Monday, January 9, 2012

Toronto Star: Moms warn New Brunswick not to approve ‘death traps’


Richard J. Brennan National Affairs Writer

Two New Brunswick mothers are pleading with the province not to allow the introduction of 15-passenger vans, which they say are “death traps” that claimed their sons’ lives along with five other basketball players and a coach’s wife four years ago.

Click here to read original article in the Toronto Star on line

“There is well known documented scientific research about these 15-passenger vans and the end result is that they are death traps on wheels,” said Isabelle Hains, whose son Daniel was 17 years old when he was killed on January 12, 2008.

The Bathurst High Phantoms were returning from a game in Moncton, N.B., about 220 kilometres away, when the accident occurred on Highway 8 outside Bathurst, a city of about 12,500 people. The seven students were killed when their van, driven by the coach, collided with a transport truck.

Hains and Ana Acevedo, whose 17-year-old son Javier was also killed, said that an application to the New Brunswick Energy and Utilities Board by Advanced Shuttle Services Ltd. of PEI for a permit to transport university students using 15 passenger vans “proves they have learned nothing from our sons’ deaths.”

Hains said these vans were intended to carry cargo, not people. “There is an increase in rollover and fish tailing when they have to do a quick manoeuvre on the highway at a high speed,” she told the Star, noting that she has been studying the road worthiness of these types since her son died.

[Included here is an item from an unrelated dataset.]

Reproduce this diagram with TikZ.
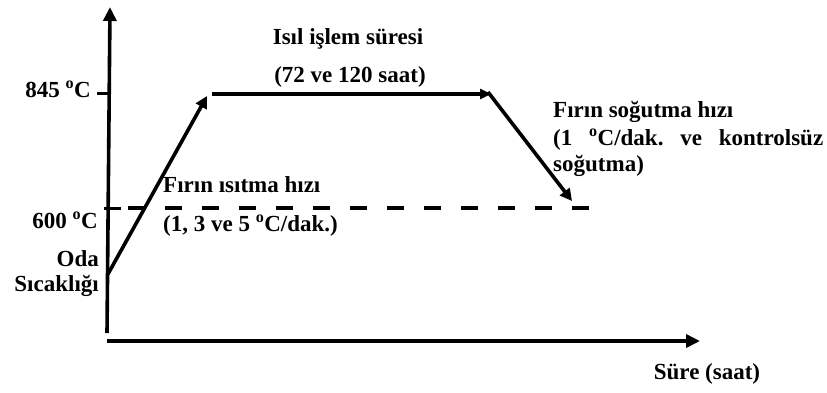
\documentclass[tikz,border=0pt]{standalone}
\usepackage{fontspec}
\setmainfont{Liberation Serif}
\usetikzlibrary{arrows.meta,positioning}
\definecolor{hpInk}{HTML}{000000}
\newcommand{\degC}{\textsuperscript{o}C}
\frenchspacing
\tikzset{
 heat/.style={font=\fontsize{23}{27}\selectfont\bfseries,line cap=butt,text=hpInk},
 axisline/.style={draw=hpInk,line width=3.6pt,-{Triangle[length=14pt,width=13pt]}},
 ramp/.style={draw=hpInk,line width=3.6pt,-{Triangle[length=12pt,width=12pt]}},
 hold/.style={draw=hpInk,line width=4pt,-{Triangle[length=11pt,width=10pt]}},
 tickline/.style={draw=hpInk,line width=3pt},
 level/.style={draw=hpInk,line width=3.2pt,dash pattern=on 17pt off 20pt},
 lbl/.style={inner sep=0pt,align=left},
 lblR/.style={inner sep=0pt,align=right,anchor=east}
}

\begin{document}
\begin{tikzpicture}[heat,x=1pt,y=-1pt]
 \useasboundingbox (0,0) rectangle (827,392);
 % axes
 \coordinate (yb) at (107,333); \coordinate (yt) at (110,7);
 \coordinate (xl) at (107,341); \coordinate (xr) at (700,341);
 \draw[axisline] (yb)--(yt);
 \draw[axisline] (xl)--(xr);
 % ticks and 600 level
 \coordinate (t8a) at (97,93); \coordinate (t8b) at (109,93);
 \coordinate (t6a) at (104,208); \coordinate (t6b) at (121,208);
 \coordinate (l6a) at (128,208); \coordinate (l6b) at (589,208);
 \draw[tickline] (t8a)--(t8b); \draw[tickline] (t6a)--(t6b);
 \draw[level] (l6a)--(l6b);
 % cycle
 \coordinate (rt) at (108,274); \coordinate (h1) at (207,96);
 \coordinate (p0) at (212,94); \coordinate (p1) at (491,94);
 \coordinate (c0) at (488,92); \coordinate (c1) at (572,201);
 \draw[ramp] (rt)--(h1);
 \draw[hold] (p0)--(p1);
 \draw[ramp] (c0)--(c1);
 % labels
 \node[lblR] (t845) at (91,89) {845 \degC};
 \node[lblR] (t600) at (98,220) {600 \degC};
 \node[lblR,align=right] (room) at (99,274) {Oda\\[-2pt]Sıcaklığı};
 \node[lbl] (holdA) at (348,39) {Isıl işlem süresi};
 \node[lbl] (holdB) at (350,77) {(72 ve 120 saat)};
 \node[lbl,anchor=west] (rampA) at (163,185) {Fırın ısıtma hızı};
 \node[lbl,anchor=west] (rampB) at (163,226) {(1, 3 ve 5 \degC/dak.)};
 \node[lbl,anchor=west] (coolA) at (553,112) {Fırın soğutma hızı};
 \node[lbl,anchor=west] (coolB) at (553,140) {\makebox[270pt][s]{(1 \degC/dak. ve kontrolsüz}};
 \node[lbl,anchor=west] (coolC) at (553,166) {soğutma)};
 \node[lbl] (tlbl) at (707,374) {Süre (saat)};
\end{tikzpicture}
\end{document}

David Anderson, owner of Advanced Shuttle Services, said while he is sympathetic to the loss of life in the accident, the fact remains that his company is already licensed in Nova Scotia to operate 15-passenger vans.

“It’s not fair to say that all (15) passenger shuttles are dangerous. They are just not,” Anderson told the Star, adding that all vans used in New Brunswick would be registered in Nova Scotia, where he said there are regular provincial inspections.

After the deadly crash, police discovered the school van, a 15-seat 1997 Ford Econoline club wagon, had worn tires, badly adjusted brakes and was riddled with rust. And though the van had passed a safety test in late October 2007, it was not roadworthy when it headed to Moncton for a basketball game in January, according the RCMP mechanic who inspected it.

In the wake of the crash, 15-passenger vans were banned from school use in New Brunswick, Nova Scotia and 25 U.S. states. No similar bans exist in Ontario, but some schools, including Grand River Collegiate Institute in Waterloo, stopped using a passenger van after the accident.

David Young, a spokesperson for the New Brunswick Energy and Utilities Board, said the board will decide Feb. 7 how to proceed on the application, but added a hearing is tentatively scheduled for the end of February to consider the scheduled service application.

In their letter to the energy board, Hains and Acevedo said Advanced Shuttle Services is targeting university and college students, many of them who just four years ago mourned the deaths of seven basketball players from Bathurst.

“Had we known what we know today about 15-passenger vans, we would never have allowed our boys to be passengers in that type of vehicle and our sons would still be alive today,” the letter stated.